### TASK
Reproduce all the lines exactly as they stand, apart from the pictures.
:::
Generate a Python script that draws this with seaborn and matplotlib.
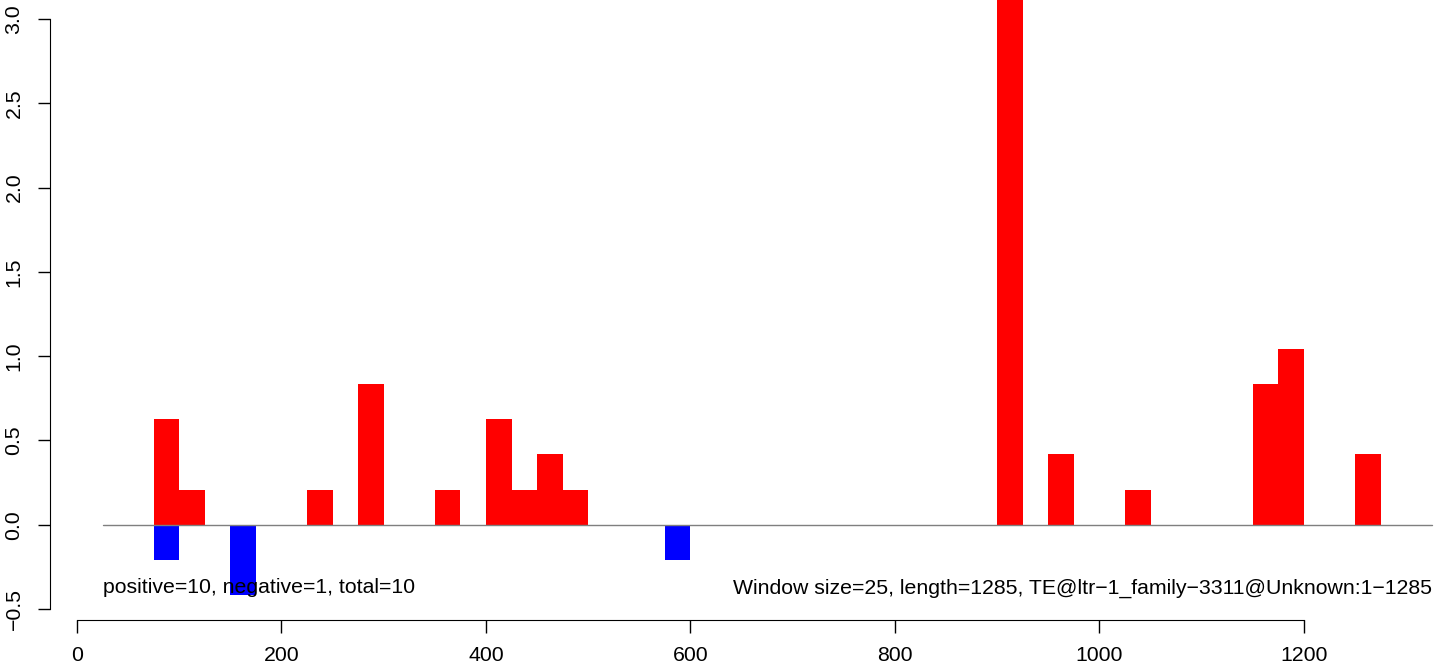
import pandas as pd
import matplotlib.pyplot as plt
import seaborn as sns

# window start positions (window size 25) and signal per window
pos_starts = [75, 100, 225, 275, 350, 400, 425, 450, 475, 900, 950, 1025, 1150, 1175, 1250]
pos_values = [0.625, 0.208, 0.208, 0.833, 0.208, 0.625, 0.208, 0.417, 0.208, 3.958, 0.417, 0.208, 0.833, 1.042, 0.417]
neg_starts = [75, 150, 575]
neg_values = [-0.208, -0.417, -0.208]

window = 25
left_note = "positive=10, negative=1, total=10"
right_note = "Window size=25, length=1285, TE@ltr\u22121_family\u22123311@Unknown:1\u22121285"

df = pd.DataFrame({
    "center": [s + window / 2 for s in pos_starts + neg_starts],
    "value": pos_values + neg_values,
    "sign": ["pos"] * len(pos_starts) + ["neg"] * len(neg_starts),
})

sns.set_style("ticks", {"axes.edgecolor": "black", "text.color": "black",
                        "xtick.color": "black", "ytick.color": "black"})
plt.rcParams["font.family"] = ["Liberation Sans", "DejaVu Sans"]
fs = 15.3

fig = plt.figure(figsize=(14.44, 6.70), dpi=100)
ax = fig.add_axes([50 / 1444, 50 / 670, 1 - 50 / 1444, 1 - 50 / 670])

sns.barplot(data=df, x="center", y="value", hue="sign",
            palette={"pos": "red", "neg": "blue"}, native_scale=True,
            dodge=False, width=1, saturation=1, linewidth=0,
            legend=False, ax=ax)

ax.plot([25, 1325], [0, 0], color="#7f7f7f", lw=1, zorder=3)

ax.text(25, -0.375, left_note, ha="left", va="center", fontsize=fs, color="black")
ax.text(1325, -0.375, right_note, ha="right", va="center", fontsize=fs, color="black")

for side in ["top", "right"]:
    ax.spines[side].set_visible(False)
ax.spines["left"].set_bounds(-0.5, 3.0)
ax.spines["bottom"].set_bounds(0, 1200)

ax.set_xlim(-26.4, 1337)
ax.set_ylim(-0.565, 3.112)
ax.set_xticks(range(0, 1201, 200))
ax.set_yticks([-0.5, 0.0, 0.5, 1.0, 1.5, 2.0, 2.5, 3.0])
ax.set_xticklabels([str(v) for v in range(0, 1201, 200)], fontsize=fs)
ax.set_yticklabels(["\u22120.5", "0.0", "0.5", "1.0", "1.5", "2.0", "2.5", "3.0"],
                   fontsize=fs, rotation=90, va="center")
ax.set_xlabel("")
ax.set_ylabel("")
ax.tick_params(axis="both", length=9, width=1, color="black", labelcolor="black")
ax.tick_params(axis="x", pad=10)
ax.tick_params(axis="y", pad=10)

fig.savefig("out.png", dpi=100)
:::
### RESPONSE
Generate a Python script that draws this with seaborn and matplotlib.
import pandas as pd
import matplotlib.pyplot as plt
import seaborn as sns

# window start positions (window size 25) and signal per window
pos_starts = [75, 100, 225, 275, 350, 400, 425, 450, 475, 900, 950, 1025, 1150, 1175, 1250]
pos_values = [0.625, 0.208, 0.208, 0.833, 0.208, 0.625, 0.208, 0.417, 0.208, 3.958, 0.417, 0.208, 0.833, 1.042, 0.417]
neg_starts = [75, 150, 575]
neg_values = [-0.208, -0.417, -0.208]

window = 25
left_note = "positive=10, negative=1, total=10"
right_note = "Window size=25, length=1285, TE@ltr\u22121_family\u22123311@Unknown:1\u22121285"

df = pd.DataFrame({
    "center": [s + window / 2 for s in pos_starts + neg_starts],
    "value": pos_values + neg_values,
    "sign": ["pos"] * len(pos_starts) + ["neg"] * len(neg_starts),
})

sns.set_style("ticks", {"axes.edgecolor": "black", "text.color": "black",
                        "xtick.color": "black", "ytick.color": "black"})
plt.rcParams["font.family"] = ["Liberation Sans", "DejaVu Sans"]
fs = 15.3

fig = plt.figure(figsize=(14.44, 6.70), dpi=100)
ax = fig.add_axes([50 / 1444, 50 / 670, 1 - 50 / 1444, 1 - 50 / 670])

sns.barplot(data=df, x="center", y="value", hue="sign",
            palette={"pos": "red", "neg": "blue"}, native_scale=True,
            dodge=False, width=1, saturation=1, linewidth=0,
            legend=False, ax=ax)

ax.plot([25, 1325], [0, 0], color="#7f7f7f", lw=1, zorder=3)

ax.text(25, -0.375, left_note, ha="left", va="center", fontsize=fs, color="black")
ax.text(1325, -0.375, right_note, ha="right", va="center", fontsize=fs, color="black")

for side in ["top", "right"]:
    ax.spines[side].set_visible(False)
ax.spines["left"].set_bounds(-0.5, 3.0)
ax.spines["bottom"].set_bounds(0, 1200)

ax.set_xlim(-26.4, 1337)
ax.set_ylim(-0.565, 3.112)
ax.set_xticks(range(0, 1201, 200))
ax.set_yticks([-0.5, 0.0, 0.5, 1.0, 1.5, 2.0, 2.5, 3.0])
ax.set_xticklabels([str(v) for v in range(0, 1201, 200)], fontsize=fs)
ax.set_yticklabels(["\u22120.5", "0.0", "0.5", "1.0", "1.5", "2.0", "2.5", "3.0"],
                   fontsize=fs, rotation=90, va="center")
ax.set_xlabel("")
ax.set_ylabel("")
ax.tick_params(axis="both", length=9, width=1, color="black", labelcolor="black")
ax.tick_params(axis="x", pad=10)
ax.tick_params(axis="y", pad=10)

fig.savefig("out.png", dpi=100)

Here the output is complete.